$10 Billion: Dave Kleinman's Estate Files Mammoth Suit Against 'Bitcoin Creator' Craig Wright


Early Bitcoin adopter Dave Kleinman's estate has sued Bitcoin founder Craig Wright for more than $10 billion for allegedly stealing more than 1 million BTC.

The complaint, which was dated Feb. 14 and registered by Boies Schiller Flexner LLP on behalf of Kleinman's brother Ira, alleges that Kleinman and Wright were both involved with Bitcoin development from the project's beginning.

The record avoided stating outright that both or either of these were Bitcoin founder Satoshi Nakamoto, as Wright has maintained before.

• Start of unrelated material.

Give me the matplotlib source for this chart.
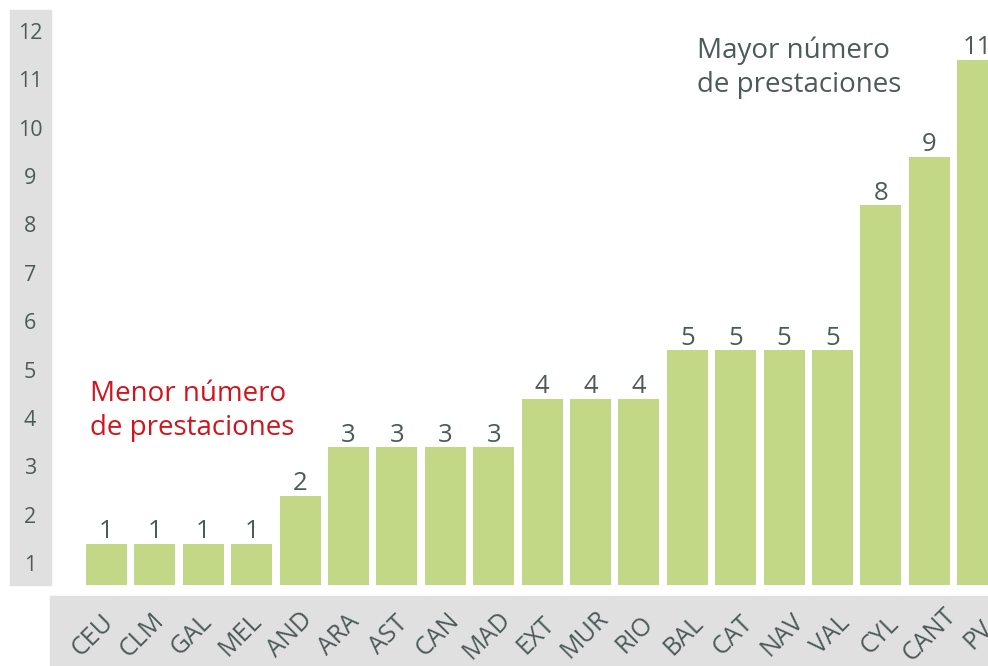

However, the complaint claimed that the two men mined more than 1.1 million BTC through W&K Info Defense Research LLC, a company formed by Kleinman and owned entirely by him or held in partnership with Wright.

Kleinman provided his family with few details about his involvement in Bitcoin, and — upon his death in April 2013 after a long battle with MRSA — Wright allegedly forged and backdated a set of contracts which transferred Kleinman's cryptocurrency assets to Wright or his associated companies.

Wright later told Ira Kleinman that his brother had signed away these property rights for stocks — supposedly worth «millions» — in one of Wright's companies, but this company went bankrupt shortly after, leaving Kleinman's estate with nothing as Wright continued to live a lavish lifestyle bankrolled by his supposedly ill-gotten BTC.

According to these and other claims, the plaintiff requested the court to induce Wright to return the stolen funds — that amount to between 550,055.5 and 1,100,111 BTC based on the ownership structure of W&K — to Kleinman's estate.

At the time of filing, these funds were worth more than $10.2 billion, while the value of the two largest Bitcoin-derived forks — Bitcoin Cash (BCH) and Bitcoin Gold (BTG) — adds another $1.5 billion.

Boies Schiller Flexner LLP did not immediately respond to a question regarding the document's validity, but documents filed with the court indicate that the firm has levied a case against Wright and that he has already been issued a summons, to which he must respond within 21 days of receipt.